Friday, November 11, 2016

UN and others sound alarm bells ahead of elections

Mohammed Ibn Chambas, UN Represntative for West Africa 
At a pre-election mission press conference in the Gambian capital of Banjul, The United Nations' Secretary General's Special Representative in West Africa reminded the Gambian dictator that he must release not only the titular leader of country's leading opposition party but all political prisoners before the December 1st elections.

This demand is consistent with the demands of  the United States government as well as international human rights organizations such as Human Rights Watch (HRW).  In the case of non-compliance HRW is calling for sanctions against the regime of Yaya Jammeh.

Mr. Ibn Chambas's Banjul mission is to consult with government, leaders of political parties and the development partners on the round with the view of assessing the ground conditions to determine whether they lend themselves to a free, fair and credible elections.  Among the areas stressed by the UN official was the indispensability of an an independent and professional electoral commission that would guarantee the credibility of the elections.
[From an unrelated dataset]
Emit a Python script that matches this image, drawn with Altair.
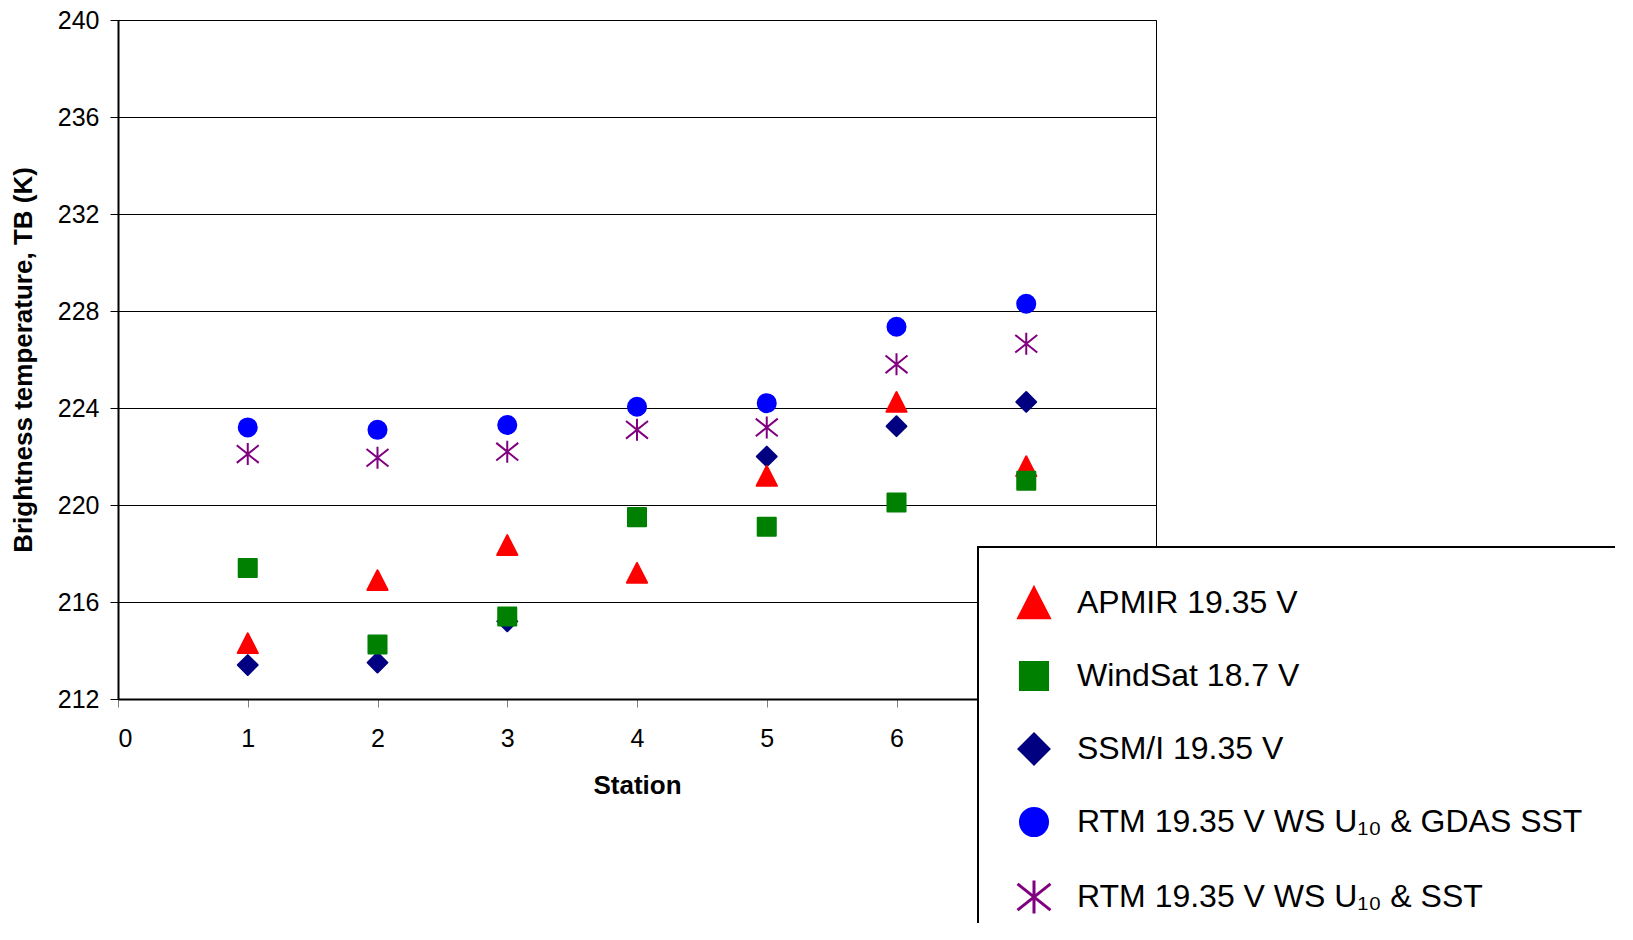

The regime was reminded of its commitment and obligation to the ECOWAS Protocol on Democracy and Good Governance as well as the AU's African Charter on Democracy, Elections and Governance.

It is clear from the start that most of the conditions necessary for a free, fair and credible elections have not been met.  The independence of the electoral commission continues to be an area of concern because it depends on Jammeh and his business cronies who continue to finance the commission's work in the absence of significant donor financing.  The Chairman of the IEC publicly thanked Jammeh for his contribution in providing it with transport, furniture and the like for the proper functioning of the commission.

Although Mr. Ibn Chambas implored members of civil society to get involved by playing the oversight role expected of them.  Unfortunately, the regime dismantled all such organization immediately following the coup d'etat of July 1994 that ushered in the present regime.  We therefore see this appeal as a hallow one that has no relevance in Jammeh's Gambia.

The regime has been very slow is approving requests of representatives/reporters of news organizations to cover the elections as well as the pre-election activities which, we believe, is a deliberate attempt by Jammeh to limit access that would otherwise provide an unbiased reporting of pre-election activities of the government leading up to the December elections. Already, mass arrests are taking place and other intimidation tactics are being employed by Jammeh's security forces to alienate the opposition.